Plusieurs États membres, dont la France ou l'Estonie, y étaient favorables, mais d'autres comme l'Allemagne ou les Pays-Bas s'y sont opposés.
"Sauver l'Europe maintenant"
Mardi, la ministre allemande des Affaires étrangères, Annalena Baerbock, a souligné que l'Europe devra continuer à s'armer "tant que la Russie (…) poursuivra ses objectifs impériaux".
"C'est maintenant qu'il faut sauver l'Europe", a-t-elle insisté, sans se rapporter directement à la question des obligations paneuropéennes.
Mme Baerbock a également souligné le rôle de l'Otan qui est, selon elle, "la colonne vertébrale" de la défense commune, de la liberté, voire même de la Charte des Nations unies qui parle de l'interdiction du recours à la force.
Tant la ministre allemande que son homologue italien Antonio Tajani ont d'un côté insisté sur la nécessité de "travailler ensemble" avec les États-Unis, mais de l'autre côté sur celle de "renforcer le pilier européen de l'Otan".
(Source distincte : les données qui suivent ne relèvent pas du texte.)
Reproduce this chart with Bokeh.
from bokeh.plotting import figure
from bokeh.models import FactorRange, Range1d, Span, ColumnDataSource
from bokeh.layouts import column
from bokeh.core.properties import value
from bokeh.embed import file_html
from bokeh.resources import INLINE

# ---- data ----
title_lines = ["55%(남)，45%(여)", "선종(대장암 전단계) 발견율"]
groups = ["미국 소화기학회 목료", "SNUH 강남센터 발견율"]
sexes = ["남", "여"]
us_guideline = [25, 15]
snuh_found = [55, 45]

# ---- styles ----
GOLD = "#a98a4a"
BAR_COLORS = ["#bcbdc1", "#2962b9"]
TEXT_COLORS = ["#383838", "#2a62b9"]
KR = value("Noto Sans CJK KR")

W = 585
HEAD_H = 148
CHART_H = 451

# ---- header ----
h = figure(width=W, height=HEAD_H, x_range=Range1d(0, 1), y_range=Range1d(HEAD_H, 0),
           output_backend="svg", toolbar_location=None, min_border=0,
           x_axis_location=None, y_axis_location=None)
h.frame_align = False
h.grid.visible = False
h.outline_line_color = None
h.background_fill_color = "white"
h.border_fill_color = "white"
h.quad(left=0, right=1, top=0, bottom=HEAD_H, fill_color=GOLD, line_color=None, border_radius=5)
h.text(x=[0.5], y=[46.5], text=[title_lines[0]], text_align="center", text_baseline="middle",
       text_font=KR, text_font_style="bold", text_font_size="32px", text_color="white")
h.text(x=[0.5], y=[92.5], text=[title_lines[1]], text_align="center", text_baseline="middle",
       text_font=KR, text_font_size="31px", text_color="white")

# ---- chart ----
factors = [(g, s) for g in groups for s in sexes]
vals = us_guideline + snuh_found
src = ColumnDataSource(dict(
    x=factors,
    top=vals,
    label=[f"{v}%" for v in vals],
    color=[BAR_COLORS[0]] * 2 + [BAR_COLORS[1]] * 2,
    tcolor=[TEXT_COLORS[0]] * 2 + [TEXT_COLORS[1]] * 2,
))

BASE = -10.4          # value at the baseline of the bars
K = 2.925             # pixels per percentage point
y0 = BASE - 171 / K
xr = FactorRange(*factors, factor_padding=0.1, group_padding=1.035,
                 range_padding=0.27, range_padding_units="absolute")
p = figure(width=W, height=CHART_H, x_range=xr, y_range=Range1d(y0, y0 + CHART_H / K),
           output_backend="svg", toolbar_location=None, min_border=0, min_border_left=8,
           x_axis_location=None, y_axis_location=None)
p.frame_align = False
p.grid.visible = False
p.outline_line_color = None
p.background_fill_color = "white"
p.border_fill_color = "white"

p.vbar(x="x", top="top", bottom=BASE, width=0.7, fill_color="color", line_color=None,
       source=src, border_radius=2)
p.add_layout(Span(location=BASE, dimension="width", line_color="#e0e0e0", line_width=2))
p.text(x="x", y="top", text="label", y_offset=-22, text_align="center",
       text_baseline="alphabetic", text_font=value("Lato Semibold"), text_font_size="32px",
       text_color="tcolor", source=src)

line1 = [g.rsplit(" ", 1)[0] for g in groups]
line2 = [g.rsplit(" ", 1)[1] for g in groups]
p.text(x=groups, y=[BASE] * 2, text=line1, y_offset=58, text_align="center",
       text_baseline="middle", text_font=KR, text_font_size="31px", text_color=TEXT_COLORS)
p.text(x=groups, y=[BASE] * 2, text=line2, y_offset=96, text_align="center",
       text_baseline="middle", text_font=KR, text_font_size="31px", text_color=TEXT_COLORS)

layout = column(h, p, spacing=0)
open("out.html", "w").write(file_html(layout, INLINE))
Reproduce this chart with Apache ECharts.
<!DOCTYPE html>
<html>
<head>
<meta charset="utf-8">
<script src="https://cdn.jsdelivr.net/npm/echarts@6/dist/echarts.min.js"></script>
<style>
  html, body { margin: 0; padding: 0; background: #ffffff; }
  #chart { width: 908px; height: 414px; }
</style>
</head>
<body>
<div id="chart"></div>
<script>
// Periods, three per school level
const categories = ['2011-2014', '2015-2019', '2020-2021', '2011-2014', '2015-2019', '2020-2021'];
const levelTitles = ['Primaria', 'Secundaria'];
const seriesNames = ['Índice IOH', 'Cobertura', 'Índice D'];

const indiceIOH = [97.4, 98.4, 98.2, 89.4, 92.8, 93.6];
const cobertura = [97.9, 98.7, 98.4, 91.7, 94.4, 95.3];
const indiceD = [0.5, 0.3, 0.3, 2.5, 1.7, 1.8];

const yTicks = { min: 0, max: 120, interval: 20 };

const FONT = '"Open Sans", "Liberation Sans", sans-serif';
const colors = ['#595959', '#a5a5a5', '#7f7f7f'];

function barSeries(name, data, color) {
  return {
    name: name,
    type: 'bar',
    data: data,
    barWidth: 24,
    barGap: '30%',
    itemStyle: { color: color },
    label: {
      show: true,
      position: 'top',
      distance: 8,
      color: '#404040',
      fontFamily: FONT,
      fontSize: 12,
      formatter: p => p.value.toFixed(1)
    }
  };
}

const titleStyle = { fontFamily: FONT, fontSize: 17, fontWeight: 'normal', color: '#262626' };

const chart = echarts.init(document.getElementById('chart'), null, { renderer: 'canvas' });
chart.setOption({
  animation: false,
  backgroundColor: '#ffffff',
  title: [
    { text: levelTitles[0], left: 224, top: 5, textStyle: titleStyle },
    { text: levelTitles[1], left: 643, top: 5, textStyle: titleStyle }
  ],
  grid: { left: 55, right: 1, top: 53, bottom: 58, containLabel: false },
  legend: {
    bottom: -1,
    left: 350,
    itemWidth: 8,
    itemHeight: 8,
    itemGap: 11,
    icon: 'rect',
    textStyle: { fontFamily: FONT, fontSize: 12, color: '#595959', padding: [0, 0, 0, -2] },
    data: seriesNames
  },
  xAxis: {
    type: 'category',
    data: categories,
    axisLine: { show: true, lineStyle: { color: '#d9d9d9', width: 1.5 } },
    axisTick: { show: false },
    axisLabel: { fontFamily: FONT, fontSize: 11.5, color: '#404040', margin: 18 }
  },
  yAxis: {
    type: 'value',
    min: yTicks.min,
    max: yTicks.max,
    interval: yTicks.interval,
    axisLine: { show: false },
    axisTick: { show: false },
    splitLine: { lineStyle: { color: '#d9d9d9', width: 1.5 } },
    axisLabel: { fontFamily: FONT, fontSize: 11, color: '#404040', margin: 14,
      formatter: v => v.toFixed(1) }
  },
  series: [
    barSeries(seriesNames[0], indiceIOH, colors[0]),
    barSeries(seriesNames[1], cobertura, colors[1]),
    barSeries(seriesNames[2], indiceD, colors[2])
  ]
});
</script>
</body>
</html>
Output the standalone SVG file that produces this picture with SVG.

Selon M. Tajani, cela va "renforcer aussi l'amitié et les relations transatlantiques".
Dans une déclaration commune signée lors de la réunion, les participants ont dénoncé "le révisionnisme" russe et ses violations du droit international.
Ils se sont engagés à investir dans leurs "capacités militaires essentielles", notamment la défense aérienne, les frappes de précision en profondeur, les drones et la logistique intégrée, ainsi que dans les infrastructures essentielles et la cyberdéfense.
La rencontre, à laquelle a participé aussi la future cheffe de la diplomatie européenne, l'Estonienne Kaja Kallas, et, via une visio-conférence, les chefs de diplomatie espagnol José Manuel Albares et britannique David Lammy, s'est tenue au lendemain d'une réunion des ministres des Affaires étrangères de l'UE à Bruxelles.
Le ministre des Affaires étrangères ukrainien, Andriï Sybiga, a également été invité à Varsovie, mais il assiste à Kiev à des événements liés au millième jour de l'agression russe.